• [Set problem] Nothing outside the lines from the one containing "Reproduce this diagram with TikZ." down to the one containing "(nlab) at (110,46)" belongs in the copy; print that span exactly, both ends included, with pictures removed.
━━━━━━
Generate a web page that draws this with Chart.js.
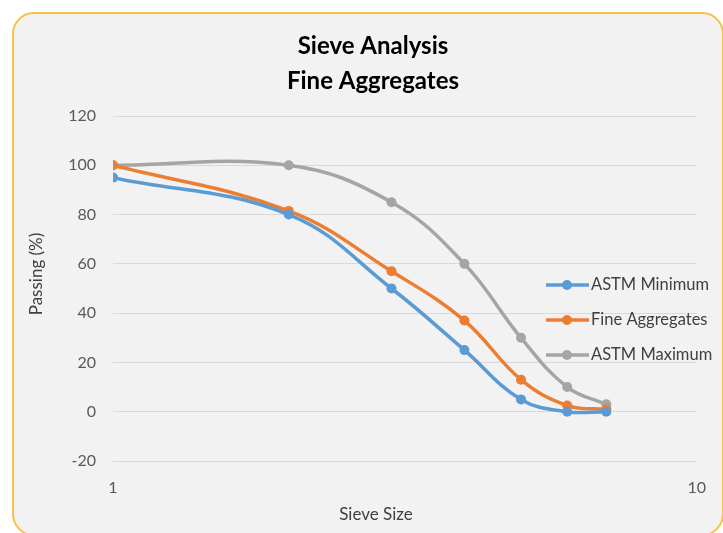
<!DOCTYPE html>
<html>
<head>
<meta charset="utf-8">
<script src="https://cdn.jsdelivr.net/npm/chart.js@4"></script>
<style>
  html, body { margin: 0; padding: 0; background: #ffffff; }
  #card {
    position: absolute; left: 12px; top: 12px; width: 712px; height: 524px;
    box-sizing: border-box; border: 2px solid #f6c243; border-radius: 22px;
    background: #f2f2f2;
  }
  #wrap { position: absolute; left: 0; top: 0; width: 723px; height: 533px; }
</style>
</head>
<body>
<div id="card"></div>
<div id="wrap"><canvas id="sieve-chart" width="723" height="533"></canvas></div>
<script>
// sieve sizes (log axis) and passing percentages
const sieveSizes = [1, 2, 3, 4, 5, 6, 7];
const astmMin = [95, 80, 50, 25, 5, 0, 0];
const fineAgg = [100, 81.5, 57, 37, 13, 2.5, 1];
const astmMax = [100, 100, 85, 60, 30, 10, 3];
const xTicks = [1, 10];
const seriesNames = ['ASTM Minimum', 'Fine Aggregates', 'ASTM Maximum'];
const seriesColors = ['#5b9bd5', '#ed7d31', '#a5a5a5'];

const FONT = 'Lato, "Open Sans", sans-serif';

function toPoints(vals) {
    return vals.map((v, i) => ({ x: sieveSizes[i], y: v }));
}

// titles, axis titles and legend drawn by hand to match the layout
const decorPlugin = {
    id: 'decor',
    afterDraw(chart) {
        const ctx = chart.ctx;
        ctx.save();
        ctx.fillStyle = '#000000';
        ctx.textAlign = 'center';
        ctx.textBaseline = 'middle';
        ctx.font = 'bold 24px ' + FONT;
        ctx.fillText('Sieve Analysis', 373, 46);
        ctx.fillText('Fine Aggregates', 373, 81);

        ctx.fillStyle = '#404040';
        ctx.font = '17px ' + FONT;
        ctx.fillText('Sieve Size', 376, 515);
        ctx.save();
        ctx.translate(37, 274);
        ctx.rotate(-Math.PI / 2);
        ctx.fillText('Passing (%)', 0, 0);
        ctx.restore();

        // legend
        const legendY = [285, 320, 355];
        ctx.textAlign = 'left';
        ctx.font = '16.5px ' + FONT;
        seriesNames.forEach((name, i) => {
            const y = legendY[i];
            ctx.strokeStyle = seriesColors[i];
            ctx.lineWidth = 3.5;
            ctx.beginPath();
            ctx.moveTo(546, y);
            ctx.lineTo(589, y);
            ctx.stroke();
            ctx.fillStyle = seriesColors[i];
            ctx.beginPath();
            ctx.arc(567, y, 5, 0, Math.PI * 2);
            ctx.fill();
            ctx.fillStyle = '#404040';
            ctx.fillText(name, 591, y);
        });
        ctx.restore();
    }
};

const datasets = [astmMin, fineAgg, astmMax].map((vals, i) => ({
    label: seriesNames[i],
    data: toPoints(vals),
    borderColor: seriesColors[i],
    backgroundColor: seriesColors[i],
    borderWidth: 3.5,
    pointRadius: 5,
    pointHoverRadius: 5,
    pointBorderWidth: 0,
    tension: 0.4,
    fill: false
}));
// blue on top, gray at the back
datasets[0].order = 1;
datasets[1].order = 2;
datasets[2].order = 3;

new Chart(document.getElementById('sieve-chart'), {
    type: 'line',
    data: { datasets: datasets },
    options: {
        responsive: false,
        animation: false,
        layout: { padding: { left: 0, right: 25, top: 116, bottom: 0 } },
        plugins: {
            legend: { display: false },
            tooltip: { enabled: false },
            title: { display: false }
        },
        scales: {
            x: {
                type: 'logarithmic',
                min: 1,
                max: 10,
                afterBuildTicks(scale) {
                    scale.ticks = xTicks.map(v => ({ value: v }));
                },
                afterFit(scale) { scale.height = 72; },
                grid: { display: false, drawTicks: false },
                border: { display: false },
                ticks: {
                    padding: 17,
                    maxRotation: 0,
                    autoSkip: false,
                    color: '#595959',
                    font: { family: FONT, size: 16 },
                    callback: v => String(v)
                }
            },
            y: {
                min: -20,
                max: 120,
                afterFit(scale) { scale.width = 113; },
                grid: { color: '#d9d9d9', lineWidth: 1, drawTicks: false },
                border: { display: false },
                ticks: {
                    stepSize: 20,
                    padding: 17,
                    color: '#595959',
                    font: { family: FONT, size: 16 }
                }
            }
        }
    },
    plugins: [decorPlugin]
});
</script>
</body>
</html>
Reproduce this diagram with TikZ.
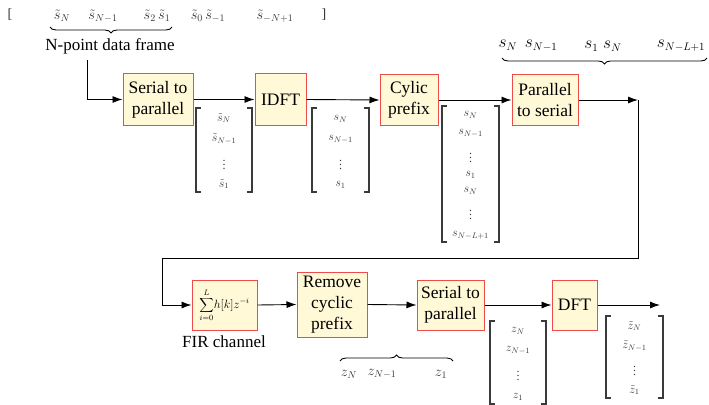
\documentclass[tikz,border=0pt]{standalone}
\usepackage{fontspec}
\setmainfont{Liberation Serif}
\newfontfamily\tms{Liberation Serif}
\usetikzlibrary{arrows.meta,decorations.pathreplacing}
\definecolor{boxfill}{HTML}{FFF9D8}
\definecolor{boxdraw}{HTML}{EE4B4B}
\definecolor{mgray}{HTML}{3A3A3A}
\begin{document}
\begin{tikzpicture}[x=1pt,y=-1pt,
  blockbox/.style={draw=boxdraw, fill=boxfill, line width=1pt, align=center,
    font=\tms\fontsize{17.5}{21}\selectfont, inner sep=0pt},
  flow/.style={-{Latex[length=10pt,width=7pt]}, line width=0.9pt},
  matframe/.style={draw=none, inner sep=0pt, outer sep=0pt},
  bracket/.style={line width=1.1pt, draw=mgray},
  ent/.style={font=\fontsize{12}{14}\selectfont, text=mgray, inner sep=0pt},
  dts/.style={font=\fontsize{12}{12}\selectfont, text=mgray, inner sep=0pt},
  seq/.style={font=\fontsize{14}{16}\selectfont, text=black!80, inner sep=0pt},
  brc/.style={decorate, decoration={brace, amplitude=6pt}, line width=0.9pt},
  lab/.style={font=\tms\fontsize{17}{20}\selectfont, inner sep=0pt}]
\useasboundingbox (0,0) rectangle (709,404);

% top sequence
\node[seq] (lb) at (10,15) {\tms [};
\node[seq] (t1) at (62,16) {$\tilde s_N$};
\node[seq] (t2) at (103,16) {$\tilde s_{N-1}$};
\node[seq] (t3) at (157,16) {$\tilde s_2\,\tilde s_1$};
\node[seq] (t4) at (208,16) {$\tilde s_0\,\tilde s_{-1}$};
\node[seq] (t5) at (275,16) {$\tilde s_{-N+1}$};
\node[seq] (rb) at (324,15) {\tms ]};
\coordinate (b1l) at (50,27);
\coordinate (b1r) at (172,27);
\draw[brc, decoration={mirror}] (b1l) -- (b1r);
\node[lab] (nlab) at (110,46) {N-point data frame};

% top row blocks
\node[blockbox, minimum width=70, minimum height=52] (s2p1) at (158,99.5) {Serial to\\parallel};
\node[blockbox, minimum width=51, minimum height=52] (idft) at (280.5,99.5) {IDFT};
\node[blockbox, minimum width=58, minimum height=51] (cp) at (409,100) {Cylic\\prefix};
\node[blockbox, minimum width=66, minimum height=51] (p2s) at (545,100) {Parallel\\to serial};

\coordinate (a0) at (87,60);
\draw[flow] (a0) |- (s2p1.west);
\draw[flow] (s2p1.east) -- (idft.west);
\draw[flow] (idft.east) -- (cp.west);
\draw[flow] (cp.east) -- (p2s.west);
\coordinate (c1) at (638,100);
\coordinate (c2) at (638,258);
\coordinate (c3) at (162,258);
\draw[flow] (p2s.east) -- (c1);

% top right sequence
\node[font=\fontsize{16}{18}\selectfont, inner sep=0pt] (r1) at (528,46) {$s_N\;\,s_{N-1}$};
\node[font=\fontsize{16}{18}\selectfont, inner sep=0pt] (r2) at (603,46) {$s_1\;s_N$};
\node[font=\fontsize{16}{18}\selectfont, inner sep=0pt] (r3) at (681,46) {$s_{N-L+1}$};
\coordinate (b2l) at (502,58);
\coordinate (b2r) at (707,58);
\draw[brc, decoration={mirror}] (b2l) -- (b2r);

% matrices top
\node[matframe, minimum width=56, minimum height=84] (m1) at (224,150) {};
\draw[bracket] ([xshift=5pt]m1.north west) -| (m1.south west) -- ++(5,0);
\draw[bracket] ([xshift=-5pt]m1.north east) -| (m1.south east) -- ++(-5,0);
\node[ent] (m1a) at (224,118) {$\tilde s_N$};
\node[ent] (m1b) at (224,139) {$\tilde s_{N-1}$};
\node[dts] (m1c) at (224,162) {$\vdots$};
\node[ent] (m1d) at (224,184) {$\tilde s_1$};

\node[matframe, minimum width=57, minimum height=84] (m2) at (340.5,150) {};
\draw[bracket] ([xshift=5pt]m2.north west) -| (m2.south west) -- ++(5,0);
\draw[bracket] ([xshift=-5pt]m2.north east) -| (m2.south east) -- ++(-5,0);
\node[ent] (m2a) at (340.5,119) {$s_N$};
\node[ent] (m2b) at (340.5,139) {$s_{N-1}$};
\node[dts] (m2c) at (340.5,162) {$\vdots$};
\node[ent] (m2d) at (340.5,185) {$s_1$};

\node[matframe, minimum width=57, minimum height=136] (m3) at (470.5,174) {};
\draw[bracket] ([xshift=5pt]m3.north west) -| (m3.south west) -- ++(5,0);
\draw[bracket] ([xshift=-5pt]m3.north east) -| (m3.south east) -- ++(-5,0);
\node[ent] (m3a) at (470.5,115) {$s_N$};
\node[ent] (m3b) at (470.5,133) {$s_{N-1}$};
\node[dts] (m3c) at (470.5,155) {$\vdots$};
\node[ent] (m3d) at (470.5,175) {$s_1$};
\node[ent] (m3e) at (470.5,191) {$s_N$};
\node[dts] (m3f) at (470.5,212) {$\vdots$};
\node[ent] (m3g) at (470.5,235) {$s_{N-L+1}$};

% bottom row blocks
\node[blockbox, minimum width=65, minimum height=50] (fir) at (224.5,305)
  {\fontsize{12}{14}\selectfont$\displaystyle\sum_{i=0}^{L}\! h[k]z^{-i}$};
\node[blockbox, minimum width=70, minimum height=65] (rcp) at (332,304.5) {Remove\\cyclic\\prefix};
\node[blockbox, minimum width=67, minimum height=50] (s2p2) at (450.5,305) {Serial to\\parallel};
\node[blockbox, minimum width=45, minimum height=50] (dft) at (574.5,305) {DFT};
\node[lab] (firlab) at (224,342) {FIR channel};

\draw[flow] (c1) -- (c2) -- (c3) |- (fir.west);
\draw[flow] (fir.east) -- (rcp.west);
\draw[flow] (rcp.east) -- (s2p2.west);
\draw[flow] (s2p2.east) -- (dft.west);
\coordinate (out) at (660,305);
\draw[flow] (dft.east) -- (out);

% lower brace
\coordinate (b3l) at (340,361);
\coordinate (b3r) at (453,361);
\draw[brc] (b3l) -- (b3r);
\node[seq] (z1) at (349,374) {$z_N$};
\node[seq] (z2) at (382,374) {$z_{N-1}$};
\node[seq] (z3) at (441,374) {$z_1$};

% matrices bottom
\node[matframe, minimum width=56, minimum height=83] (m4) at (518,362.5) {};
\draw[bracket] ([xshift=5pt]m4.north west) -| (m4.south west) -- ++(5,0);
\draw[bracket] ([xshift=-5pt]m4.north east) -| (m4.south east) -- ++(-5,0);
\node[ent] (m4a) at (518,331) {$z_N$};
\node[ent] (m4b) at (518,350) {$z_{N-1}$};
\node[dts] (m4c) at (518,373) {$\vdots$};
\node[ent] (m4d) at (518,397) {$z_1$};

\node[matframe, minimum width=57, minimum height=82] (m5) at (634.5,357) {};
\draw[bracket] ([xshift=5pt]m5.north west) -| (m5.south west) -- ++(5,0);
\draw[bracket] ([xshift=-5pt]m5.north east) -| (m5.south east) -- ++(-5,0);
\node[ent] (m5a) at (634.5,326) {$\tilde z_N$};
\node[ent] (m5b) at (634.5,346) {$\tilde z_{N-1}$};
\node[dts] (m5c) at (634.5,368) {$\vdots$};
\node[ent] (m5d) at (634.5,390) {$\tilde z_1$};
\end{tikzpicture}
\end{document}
━━━━━━
• [Result of this task]
Reproduce this diagram with TikZ.
\documentclass[tikz,border=0pt]{standalone}
\usepackage{fontspec}
\setmainfont{Liberation Serif}
\newfontfamily\tms{Liberation Serif}
\usetikzlibrary{arrows.meta,decorations.pathreplacing}
\definecolor{boxfill}{HTML}{FFF9D8}
\definecolor{boxdraw}{HTML}{EE4B4B}
\definecolor{mgray}{HTML}{3A3A3A}
\begin{document}
\begin{tikzpicture}[x=1pt,y=-1pt,
  blockbox/.style={draw=boxdraw, fill=boxfill, line width=1pt, align=center,
    font=\tms\fontsize{17.5}{21}\selectfont, inner sep=0pt},
  flow/.style={-{Latex[length=10pt,width=7pt]}, line width=0.9pt},
  matframe/.style={draw=none, inner sep=0pt, outer sep=0pt},
  bracket/.style={line width=1.1pt, draw=mgray},
  ent/.style={font=\fontsize{12}{14}\selectfont, text=mgray, inner sep=0pt},
  dts/.style={font=\fontsize{12}{12}\selectfont, text=mgray, inner sep=0pt},
  seq/.style={font=\fontsize{14}{16}\selectfont, text=black!80, inner sep=0pt},
  brc/.style={decorate, decoration={brace, amplitude=6pt}, line width=0.9pt},
  lab/.style={font=\tms\fontsize{17}{20}\selectfont, inner sep=0pt}]
\useasboundingbox (0,0) rectangle (709,404);

% top sequence
\node[seq] (lb) at (10,15) {\tms [};
\node[seq] (t1) at (62,16) {$\tilde s_N$};
\node[seq] (t2) at (103,16) {$\tilde s_{N-1}$};
\node[seq] (t3) at (157,16) {$\tilde s_2\,\tilde s_1$};
\node[seq] (t4) at (208,16) {$\tilde s_0\,\tilde s_{-1}$};
\node[seq] (t5) at (275,16) {$\tilde s_{-N+1}$};
\node[seq] (rb) at (324,15) {\tms ]};
\coordinate (b1l) at (50,27);
\coordinate (b1r) at (172,27);
\draw[brc, decoration={mirror}] (b1l) -- (b1r);
\node[lab] (nlab) at (110,46) {N-point data frame};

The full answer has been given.